AMD engineer Prateek Nayak recently submitted a patch to Linux's processor idle drivers that would "skip dummy wait for processors based on the Zen microarchitecture." When ACPI support was added to the Linux kernel in 2002—written by Andy Grover, committed by Linus Torvalds—it included a "dummy wait op." The system essentially read data with no purpose other than delaying the next instruction until the CPU could fully stop with the STPCLK# command. This allowed for some power-saving and compatibility during the early days of ACPI implementation when some chipsets wouldn't move to an idle state when one would expect it.

But today's Zen-based AMD chips don't need this workaround, and, as Nayak writes, it's hurting them, at least in specific workloads on Linux. Testing with instruction-based sampling (IBS) workloads shows that "a significant amount of time is spent in the dummy op, which incorrectly gets accounted as C-State residency." The CPU, seeing all this low-effort dummy work, can push into deeper, slower C-State, which then makes the CPU take longer to "wake up," especially on jobs that require lots of switching between busy and idle states.

Nayak ran tests in tbench on a dual-socket Zen3 system against the baseline Linux kernel, a kernel with the C2 state entirely disabled, and a kernel with the dummy wait operation patched out. His patched version saw a 1,390 percent increase in minimum MB/s throughput and a 51 percent increase in mean MB/s over the baseline kernel, often just a little behind having C2 disabled entirely.

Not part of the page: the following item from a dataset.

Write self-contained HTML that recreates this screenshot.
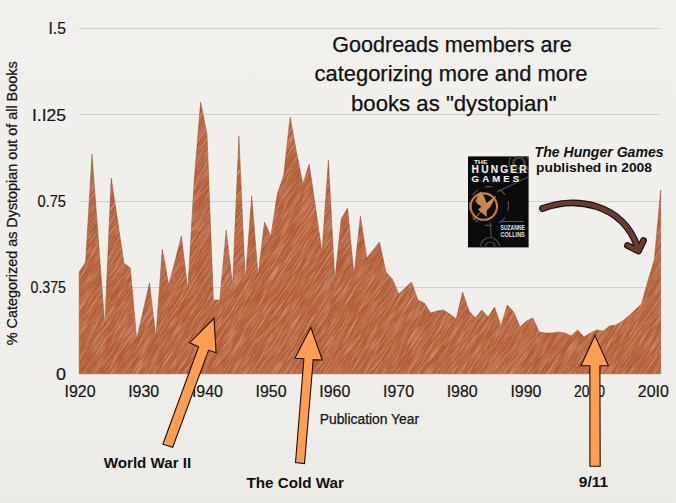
<!DOCTYPE html>
<html><head><meta charset="utf-8">
<style>
html,body{margin:0;padding:0;width:676px;height:503px;overflow:hidden;background:#efeeea;}
svg{display:block;}
.tick{font-family:"Liberation Sans",sans-serif;font-size:16.5px;fill:#151515;stroke:#151515;stroke-width:0.2px;}
.title{font-family:"Liberation Sans",sans-serif;font-size:22px;fill:#111;stroke:#111;stroke-width:0.25px;}
.lab{font-family:"Liberation Sans",sans-serif;font-size:14px;font-weight:bold;fill:#111;}
.ax{font-family:"Liberation Sans",sans-serif;font-size:14px;fill:#151515;stroke:#151515;stroke-width:0.25px;}
</style></head><body>
<svg width="676" height="503" viewBox="0 0 676 503">
<defs>
<filter id="streak" x="-600" y="-600" width="2000" height="2000" filterUnits="userSpaceOnUse">
<feTurbulence type="fractalNoise" baseFrequency="0.04 0.9" numOctaves="3" seed="11" result="n"/>
<feColorMatrix in="n" type="matrix" values="0 0 0 0 0.87  0 0 0 0 0.64  0 0 0 0 0.49  0 0 0 1.15 -0.47" result="c"/>
</filter>
<filter id="streak2" x="-600" y="-600" width="2000" height="2000" filterUnits="userSpaceOnUse">
<feTurbulence type="fractalNoise" baseFrequency="0.06 1.3" numOctaves="2" seed="23" result="n"/>
<feColorMatrix in="n" type="matrix" values="0 0 0 0 0.55  0 0 0 0 0.24  0 0 0 0 0.12  0 0 0 1.3 -0.62" result="c"/>
</filter>
<clipPath id="areaclip"><polygon points="79.2,373.8 79.2,272 85.6,262 92.0,154 98.4,240 104.8,326 111.2,178 117.5,220 123.9,263 130.3,268 136.7,339 143.1,311 149.5,283 155.9,337 162.3,249 168.7,285 175.1,261 181.4,236 187.8,290 194.2,180 200.6,102 207.0,134 213.4,300 219.8,300 226.2,230 232.6,285 238.9,136 245.3,281 251.7,196 258.1,276 264.5,222 270.9,236 277.3,194 283.7,175 290.1,117 296.5,152 302.8,184 309.2,164 315.6,208 322.0,252 328.4,160 334.8,280 341.2,219 347.6,208 354.0,275 360.4,216 366.8,258 373.1,250 379.5,242 385.9,272 392.3,279 398.7,294 405.1,288 411.5,282 417.9,300 424.3,303 430.6,313 437.0,311 443.4,310 449.8,314 456.2,319 462.6,292 469.0,311 475.4,318 481.8,310 488.2,317 494.5,307 500.9,326 507.3,305 513.7,312 520.1,327 526.5,321 532.9,318 539.3,332 545.7,333 552.1,333 558.5,332 564.8,333 571.2,336 577.6,330 584.0,337 590.4,333 596.8,330 603.2,331 609.6,326 616.0,325 622.4,321 628.7,316 635.1,310 641.5,304 647.9,281 654.3,260 660.7,190 660.7,373.8"/></clipPath>
<linearGradient id="bg" x1="0" y1="0" x2="0" y2="1"><stop offset="0" stop-color="#f1f0ed"/><stop offset="0.75" stop-color="#efeeea"/><stop offset="1" stop-color="#ebeae5"/></linearGradient>
</defs>
<rect width="676" height="503" fill="url(#bg)"/>
<line x1="79" y1="28.5" x2="660.5" y2="28.5" stroke="#cfcfcb" stroke-width="1"/>
<line x1="79" y1="114.5" x2="660.5" y2="114.5" stroke="#cfcfcb" stroke-width="1"/>
<line x1="79" y1="201.5" x2="660.5" y2="201.5" stroke="#cfcfcb" stroke-width="1"/>
<line x1="79" y1="287.5" x2="660.5" y2="287.5" stroke="#cfcfcb" stroke-width="1"/>

<polygon points="79.2,373.8 79.2,272 85.6,262 92.0,154 98.4,240 104.8,326 111.2,178 117.5,220 123.9,263 130.3,268 136.7,339 143.1,311 149.5,283 155.9,337 162.3,249 168.7,285 175.1,261 181.4,236 187.8,290 194.2,180 200.6,102 207.0,134 213.4,300 219.8,300 226.2,230 232.6,285 238.9,136 245.3,281 251.7,196 258.1,276 264.5,222 270.9,236 277.3,194 283.7,175 290.1,117 296.5,152 302.8,184 309.2,164 315.6,208 322.0,252 328.4,160 334.8,280 341.2,219 347.6,208 354.0,275 360.4,216 366.8,258 373.1,250 379.5,242 385.9,272 392.3,279 398.7,294 405.1,288 411.5,282 417.9,300 424.3,303 430.6,313 437.0,311 443.4,310 449.8,314 456.2,319 462.6,292 469.0,311 475.4,318 481.8,310 488.2,317 494.5,307 500.9,326 507.3,305 513.7,312 520.1,327 526.5,321 532.9,318 539.3,332 545.7,333 552.1,333 558.5,332 564.8,333 571.2,336 577.6,330 584.0,337 590.4,333 596.8,330 603.2,331 609.6,326 616.0,325 622.4,321 628.7,316 635.1,310 641.5,304 647.9,281 654.3,260 660.7,190 660.7,373.8" fill="#b35b35" stroke="#7a3a20" stroke-width="0.8" stroke-opacity="0.5"/>
<g clip-path="url(#areaclip)"><g transform="rotate(-52 370 240)"><rect x="-300" y="-300" width="1400" height="1100" filter="url(#streak2)"/></g><g transform="rotate(-57 370 240)"><rect x="-300" y="-300" width="1400" height="1100" filter="url(#streak)"/></g></g>
<text x="66" y="34.3" text-anchor="end" class="tick" textLength="17.5" lengthAdjust="spacingAndGlyphs">I.5</text>
<text x="66" y="120.6" text-anchor="end" class="tick" textLength="34" lengthAdjust="spacingAndGlyphs">I.I25</text>
<text x="66" y="207.0" text-anchor="end" class="tick" textLength="28.5" lengthAdjust="spacingAndGlyphs">0.75</text>
<text x="66" y="293.4" text-anchor="end" class="tick" textLength="35.5" lengthAdjust="spacingAndGlyphs">0.375</text>
<text x="66" y="379.8" text-anchor="end" class="tick" textLength="10" lengthAdjust="spacingAndGlyphs">0</text>

<text x="80.0" y="396.5" text-anchor="middle" class="tick" textLength="31" lengthAdjust="spacingAndGlyphs">I920</text>
<text x="143.7" y="396.5" text-anchor="middle" class="tick" textLength="31" lengthAdjust="spacingAndGlyphs">I930</text>
<text x="207.4" y="396.5" text-anchor="middle" class="tick" textLength="31" lengthAdjust="spacingAndGlyphs">I940</text>
<text x="271.1" y="396.5" text-anchor="middle" class="tick" textLength="31" lengthAdjust="spacingAndGlyphs">I950</text>
<text x="334.8" y="396.5" text-anchor="middle" class="tick" textLength="31" lengthAdjust="spacingAndGlyphs">I960</text>
<text x="398.5" y="396.5" text-anchor="middle" class="tick" textLength="31" lengthAdjust="spacingAndGlyphs">I970</text>
<text x="462.2" y="396.5" text-anchor="middle" class="tick" textLength="31" lengthAdjust="spacingAndGlyphs">I980</text>
<text x="525.9" y="396.5" text-anchor="middle" class="tick" textLength="31" lengthAdjust="spacingAndGlyphs">I990</text>
<text x="589.6" y="396.5" text-anchor="middle" class="tick" textLength="31" lengthAdjust="spacingAndGlyphs">2000</text>
<text x="653.3" y="396.5" text-anchor="middle" class="tick" textLength="31" lengthAdjust="spacingAndGlyphs">20I0</text>

<text class="ax" transform="translate(17,345.2) rotate(-90)" x="0" y="0" textLength="283.8" lengthAdjust="spacingAndGlyphs">% Categorized as Dystopian out of all Books</text>
<text x="319.7" y="424" class="ax" textLength="99.4" lengthAdjust="spacingAndGlyphs">Publication Year</text>
<text x="452" y="52" text-anchor="middle" class="title" textLength="239.5" lengthAdjust="spacingAndGlyphs">Goodreads members are</text>
<text x="451" y="81.3" text-anchor="middle" class="title" textLength="273" lengthAdjust="spacingAndGlyphs">categorizing more and more</text>
<text x="453.8" y="110.5" text-anchor="middle" class="title" textLength="205.5" lengthAdjust="spacingAndGlyphs">books as "dystopian"</text>
<!-- book -->
<clipPath id="cov"><rect x="468" y="156.4" width="60.6" height="91"/></clipPath>
<rect x="468" y="156.4" width="60.6" height="91" fill="#0b0b0b"/>
<g clip-path="url(#cov)">
<g fill="none" stroke="#4a4a4a" stroke-width="1.2">
<circle cx="519" cy="163" r="10"/>
<circle cx="519" cy="163" r="5.5" stroke="#3a3a3a" stroke-width="3"/>
<path d="M497,192 L528,177"/>
<circle cx="489" cy="206" r="19.5" stroke-dasharray="8,7" stroke-dashoffset="3" stroke="#4d4d4d" stroke-width="1.3"/>
<path d="M490,222 L491.5,238"/>
<circle cx="490" cy="247" r="9.5"/>
<circle cx="490" cy="247" r="5"/>
</g>
</g>
<text x="474" y="164.3" font-family="Liberation Sans" font-weight="bold" font-size="6" fill="#eeeeee" textLength="13.5" lengthAdjust="spacingAndGlyphs">THE</text>
<text x="471.6" y="173" font-family="Liberation Sans" font-weight="bold" font-size="10.2" fill="#eeeeee" textLength="55" lengthAdjust="spacing" stroke="#eeeeee" stroke-width="0.15">HUNGER</text>
<text x="471.6" y="181.9" font-family="Liberation Sans" font-weight="bold" font-size="9.6" fill="#eeeeee" textLength="47.5" lengthAdjust="spacing" stroke="#eeeeee" stroke-width="0.15">GAMES</text>
<circle cx="483.8" cy="206.6" r="13.2" fill="#0b0b0b" stroke="#c47f42" stroke-width="2.1"/>
<path d="M475.5,201 L479,193 L480.5,191.4 L484,196 L486.5,203 L493,198 L495.4,197 L491,206 L486.5,211 L487,217 L482.5,213.5 L478,209.5 L481.5,206.5 L477.5,204 Z" fill="#c98646"/>
<path d="M473.5,219.5 L496,196" stroke="#b8a080" stroke-width="0.9"/>
<rect x="500" y="221" width="24" height="1" fill="#7a4a30"/>
<text x="500.6" y="229.6" font-family="Liberation Sans" font-weight="bold" font-size="7.5" fill="#e4e4e4" textLength="24.2" lengthAdjust="spacingAndGlyphs">SUZANNE</text>
<text x="500.6" y="236.6" font-family="Liberation Sans" font-weight="bold" font-size="7.5" fill="#e4e4e4" textLength="24.2" lengthAdjust="spacingAndGlyphs">COLLINS</text>
<text x="534.6" y="157.4" class="lab" font-style="italic" textLength="129" lengthAdjust="spacingAndGlyphs">The Hunger Games</text>
<text x="536" y="171.7" class="lab" style="font-size:13.2px" textLength="116" lengthAdjust="spacingAndGlyphs">published in 2008</text>
<!-- brown arrow -->
<path d="M542.5,208.5 C575,196 622,203 637.5,247" fill="none" stroke="#111" stroke-width="6.8" stroke-linecap="round"/>
<path d="M627.5,245.5 L638.5,251 L643.5,240.5" fill="none" stroke="#111" stroke-width="6.8" stroke-linecap="round" stroke-linejoin="round"/>
<path d="M542.5,208.5 C575,196 622,203 637.5,247" fill="none" stroke="#6d3b2d" stroke-width="4.6" stroke-linecap="round"/>
<path d="M627.5,245.5 L638.5,251 L643.5,240.5" fill="none" stroke="#6d3b2d" stroke-width="4.6" stroke-linecap="round" stroke-linejoin="round"/>
<polygon points="214,318.3 216.1,352.7 208.6,350.1 172.7,447.3 162.9,444.2 198.6,346.7 189.7,342.7" fill="#ff9e50" stroke="#1a1010" stroke-width="1.1" stroke-linejoin="miter"/>
<polygon points="310.8,327.4 322.3,360 313.2,359.6 304.5,463.6 295.5,462.6 303.9,358.8 294.9,358.2" fill="#ff9e50" stroke="#1a1010" stroke-width="1.1" stroke-linejoin="miter"/>
<polygon points="594.9,335.4 608.4,365.8 599.9,365.8 600.2,466.3 589.9,466.3 589.9,365.8 580.9,365.8" fill="#ff9e50" stroke="#1a1010" stroke-width="1.1" stroke-linejoin="miter"/>
<text x="103.7" y="468" class="lab" textLength="87.6" lengthAdjust="spacingAndGlyphs">World War II</text>
<text x="246.4" y="487.6" class="lab" textLength="97.5" lengthAdjust="spacingAndGlyphs">The Cold War</text>
<text x="578.8" y="487" class="lab" textLength="29.4" lengthAdjust="spacingAndGlyphs">9/11</text>
</svg>
</body></html>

Intel systems have avoided AMD's legacy curse, as they use an MWAIT-based system for at least a decade, per the Phoronix blog. That led to an urgent patch submitted by Dave Hansen of Intel. His solution was to limit "dummy wait" to Intel systems, where it would not affect "remotely modern Intel systems," and add comments to the kernel's idle drivers that spell out what's happening—and encourage those reading to "consider moving your system to a more modern idle mechanism."